Zombies don't have to be fast. It's a fun novelty sometimes, sure. But the essence of zombies as a horror subgenre is best expressed as a feeling of creeping dread, the idea that something horrible is coming and there's nothing you can do to stop it. Executed properly, the slowness can actually enhance the terror, letting it sink into the viewer's bones over long, breathless seconds. In this specific aspect, "Handling the Undead" is a great zombie film.
The official synopsis for Norwegian director Thea Hvistendahl's feature debut describes it as a "drama with horror elements," which is accurate; even when the movie indulges in classic horror scenarios—an isolated cabin, a woman skinny-dipping in a lake—it does so in its own restrained, mournful way. Built around three interwoven storylines, the film comprises a series of hushed tableaus that are tastefully composed and elegantly shot. There's very little dialogue, and everything is bathed in an overcast gray light.
The understated filmmaking fits the intriguing premise: What would realistically happen if the dead started coming back to life? "Handling the Undead" is based on a novel by John Ajvide Lindqvist, whose "Let the Right One In" and "Border" take a similarly grounded approach to their supernatural elements. The reactions of the characters to the freak electromagnetic event—portrayed here as a power surge that fills radio waves with static and interrupts the fight patterns of migrating birds—that returns their recently deceased loved ones to them are realistic as well.
That is to say that they're sad, desperate, and irrational. When Mahler (Bjørn Sundquist) hears his dead grandson banging on the lid of his coffin, he doesn't scream. He fetches a shovel and digs the boy up. When Elisabet (Olga Damani) gets out of her casket and wanders home to her partner Tora (Bente Børsum), Tora is shocked but happy to see her. And David (Anders Danielsen Lie) is confused when a doctor tells him that his girlfriend Eva (Bahar Pars) was dead, but now she isn't. But he chooses to latch onto the hopeful part of the doctor's statement, not the disturbing one.
Add "The Worst Person in the World" star Renate Reinsve as the despondent mother of the undead boy, and you've got a symphony of frozen grief and false hope playing out over 97 somber minutes. As an audience, we know that the characters' optimism is doomed. We've seen one of these movies before. That lends a heartbreaking sadness to scenes where characters embrace their dead loved ones, whose appearances range from slightly "off" (Elisabet's back is purple, from her blood pooling as she laid in her coffin) to full-on zombie makeup in the style of a George Romero film.

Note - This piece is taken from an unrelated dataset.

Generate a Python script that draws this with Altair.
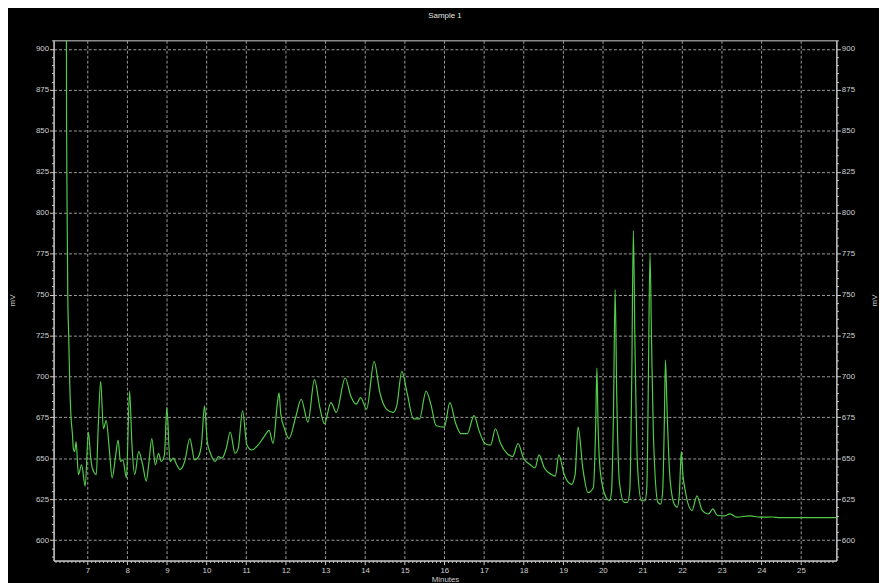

Thanks to all this brittle emotion, Hvistendahl's film is absorbing, even captivating at times. But it moves at a pace that can be charitably described as "measured." (The uncharitable word is "sluggish.") This works to its advantage when creating tension—Hvistendahl gets a lot of anticipatory mileage out of static shots of dark hallways—but it can also test the patience of even the most invested viewer in scenes where the tone doesn't click. Thankfully, these moments are rare enough that they don't completely break the tonal spell Hvistendahl has worked so hard to cast over her film. But given how slow the movie is in general, they're also missteps that "Handling the Undead" can't afford to make. This is one zombie movie you don't want to watch after midnight.